Hardware maintenance: Tighten bed frame bolts and drawer pulls every 6 months. Wood movement from seasonal humidity changes loosens connections. Keep an Allen wrench set and screwdriver on hand, most manufacturers use metric hardware (4mm and 5mm common).

Leather care depends on finish. Aniline leather (unprotected surface) requires conditioning every 3–6 months with pH-neutral products. Semi-aniline and pigmented leathers need only damp-cloth cleaning. Test any leather product on a hidden spot first.

Moving and adjusting: When relocating furniture, lift, don’t drag. Even hardwood legs can snap under lateral stress. Disassemble bed frames rather than moving them intact: it’s safer for the piece and the walls.

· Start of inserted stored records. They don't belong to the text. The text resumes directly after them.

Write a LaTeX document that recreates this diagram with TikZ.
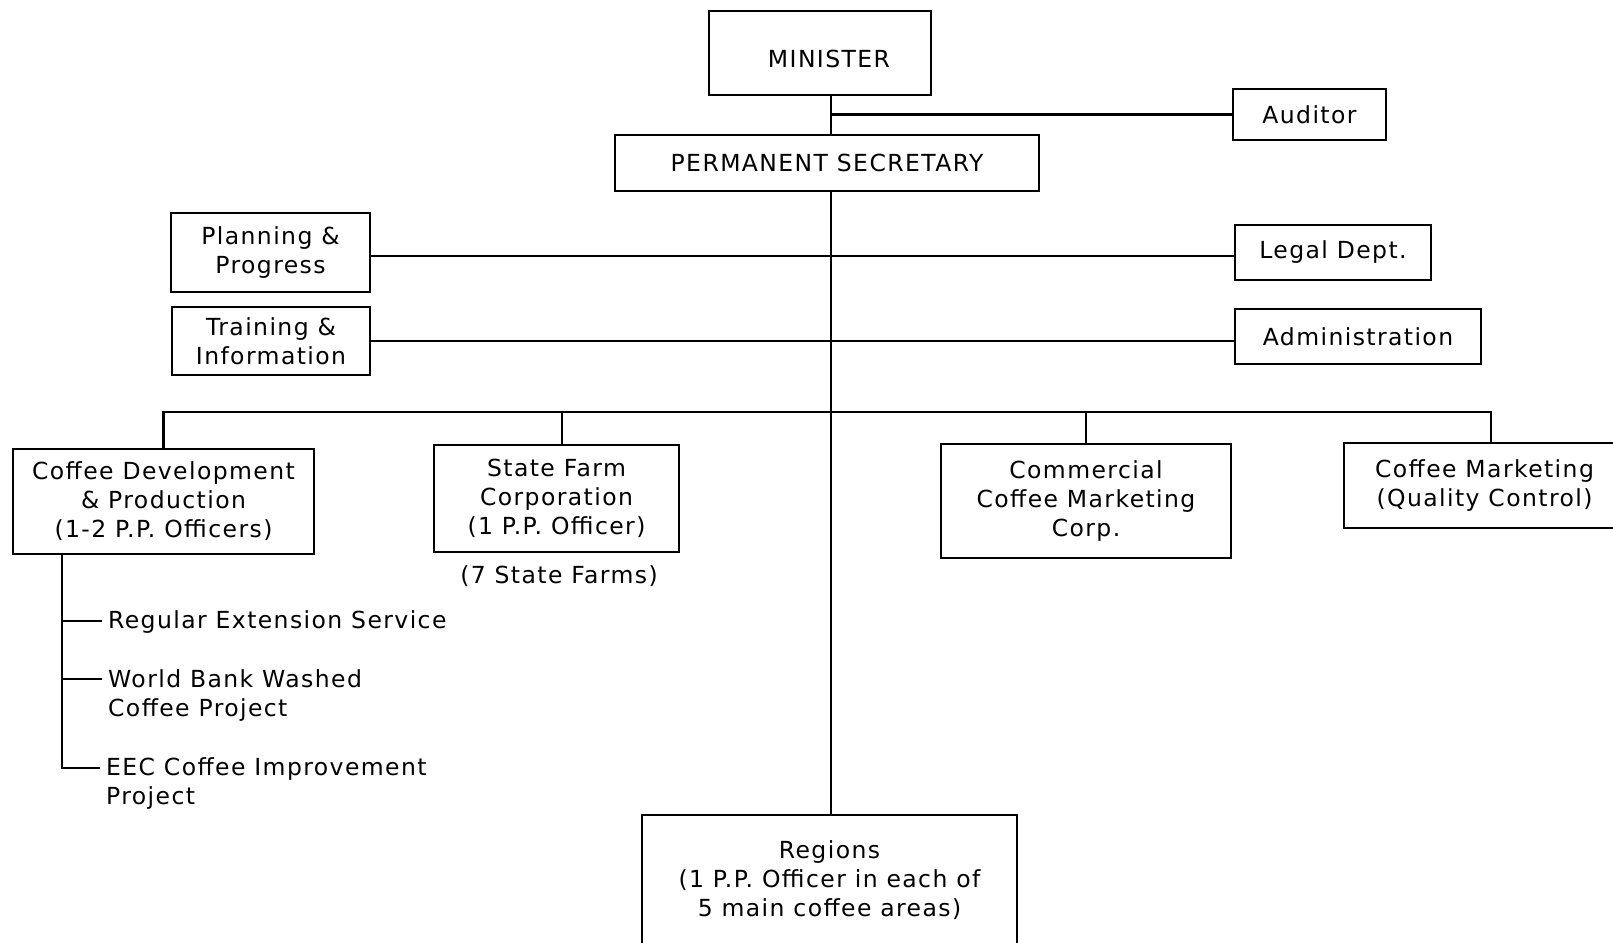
\documentclass[tikz,border=0pt]{standalone}
\usepackage{fontspec}
\setmainfont[LetterSpace=6]{DejaVu Sans}
\begin{document}
\begin{tikzpicture}[x=1pt,y=-1pt,
  box/.style={draw, line width=2.3pt, inner sep=0pt, align=center, font=\fontsize{23.5}{29}\selectfont},
  lbl/.style={inner sep=0pt, align=left, font=\fontsize{23.5}{29}\selectfont},
  conn/.style={line width=2.2pt}]
\clip (0,0) rectangle (1613,942);
\fill[white] (0,0) rectangle (1613,942);
% coordinates for connector lines
\coordinate (sx) at (831,0);
\coordinate (busy) at (0,412);
\coordinate (ppy) at (0,256);
\coordinate (sfx) at (562,0);
\coordinate (cmqx) at (1491,0);
\coordinate (tx) at (62,0);
\coordinate (t1) at (0,621);
\coordinate (t2) at (0,679);
\coordinate (t3) at (0,768);
% boxes
\node[box, minimum width=222pt, minimum height=84pt] (min) at (820,53) {};
\node[lbl] (mint) at (829,59) {MINISTER};
\node[box, minimum width=153pt, minimum height=51pt] (aud) at (1309.5,114.5) {Auditor};
\node[box, minimum width=424pt, minimum height=56pt] (ps) at (827,163) {PERMANENT SECRETARY};
\node[box, minimum width=199pt, minimum height=79pt] (pp) at (270.5,252.5) {Planning \&\\Progress};
\node[box, minimum width=196pt, minimum height=55pt] (legal) at (1333,252.5) {Legal Dept.};
\node[box, minimum width=198pt, minimum height=68pt] (ti) at (271,341) {Training \&\\Information};
\node[box, minimum width=246pt, minimum height=55pt] (adm) at (1358,336.5) {Administration};
\node[box, minimum width=301pt, minimum height=105pt] (cd) at (163.5,501.5) {Coffee Development\\\& Production\\(1-2 P.P. Officers)};
\node[box, minimum width=245pt, minimum height=107pt] (sf) at (556.5,498.5) {State Farm\\Corporation\\(1 P.P. Officer)};
\node[lbl, align=center] (sfn) at (559,576) {(7 State Farms)};
\node[box, minimum width=290pt, minimum height=114pt] (ccm) at (1086,501) {Commercial\\Coffee Marketing\\Corp.};
\node[box, minimum width=281pt, minimum height=85pt] (cmq) at (1484.5,485.5) {Coffee Marketing\\(Quality Control)};
\node[box, minimum width=375pt, minimum height=130pt] (reg) at (829.5,880) {Regions\\(1 P.P. Officer in each of\\5 main coffee areas)};
% sub-units of Coffee Development
\node[lbl, anchor=west] (r1) at (108,622) {Regular Extension Service};
\node[lbl, anchor=west] (r2) at (108,696) {World Bank Washed\\Coffee Project};
\node[lbl, anchor=west] (r3) at (106,784) {EEC Coffee Improvement\\Project};
% connectors
\draw[conn] (min.south -| sx) -- (ps.north -| sx);
\draw[conn] (aud.west) -- (aud.west -| sx);
\draw[conn] (ps.south -| sx) -- (reg.north -| sx);
\draw[conn] (pp.east |- ppy) -- (legal.west |- ppy);
\draw[conn] (ti.east) -- (ti.east -| adm.west);
\draw[conn] (cd.north) -- (cd.north |- busy) -- (cmqx |- busy) -- (cmq.north -| cmqx);
\draw[conn] (sfx |- busy) -- (sf.north -| sfx);
\draw[conn] (ccm.north |- busy) -- (ccm.north);
\draw[conn] (cd.south -| tx) -- (tx |- t3) -- ([xshift=-6pt]r3.west |- t3);
\draw[conn] (tx |- t1) -- ([xshift=-6pt]r1.west |- t1);
\draw[conn] (tx |- t2) -- ([xshift=-6pt]r2.west |- t2);
\end{tikzpicture}
\end{document}
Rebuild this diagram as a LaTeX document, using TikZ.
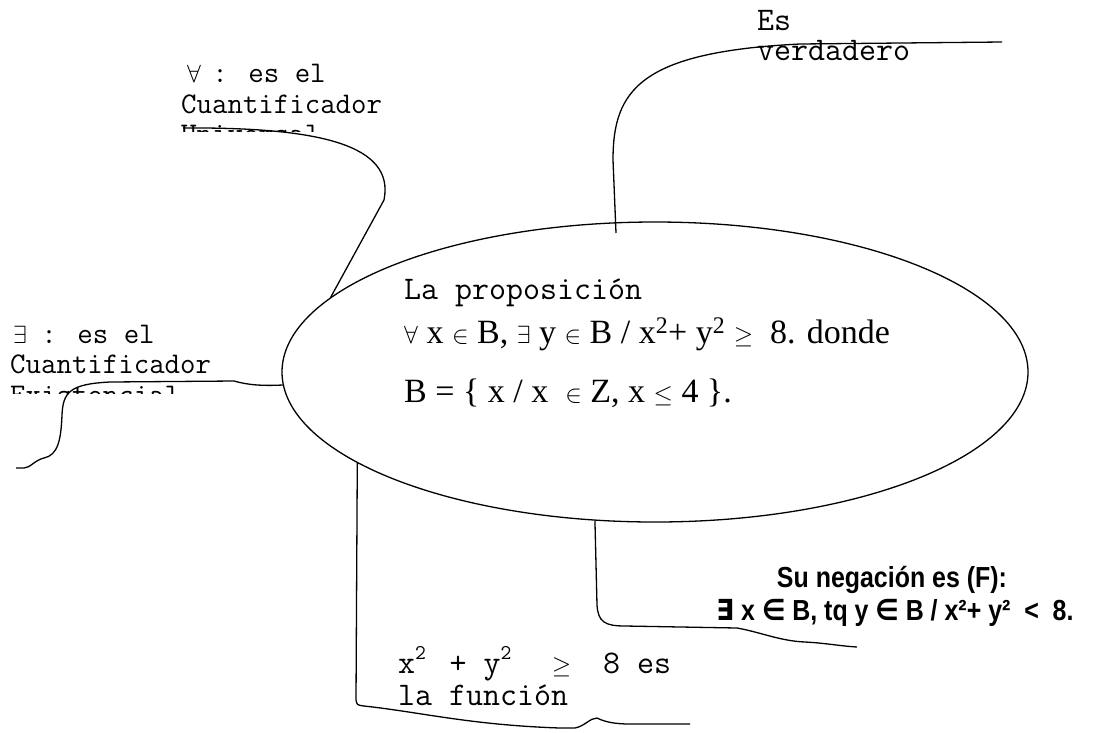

Professional refinishing becomes necessary after decades or if damage occurs. Expect $500–$1,200 per piece for complete stripping, stain matching, and refinishing. Quality furniture survives multiple refinishing cycles: its solid wood construction means there’s material to sand and repair.

Warranty coverage varies by manufacturer. Register pieces immediately and save all documentation. Many warranties cover structural defects (frame cracking, joint failure) but exclude finish wear, which is considered normal use. Clarify coverage on drawer slides and hardware, premium brands often include these under warranty.

For long-term value, document your furniture with photos and purchase receipts. High-end pieces can be appraised for insurance riders if their value exceeds standard homeowner’s coverage limits (typically $1,500–$2,500 per item without a rider).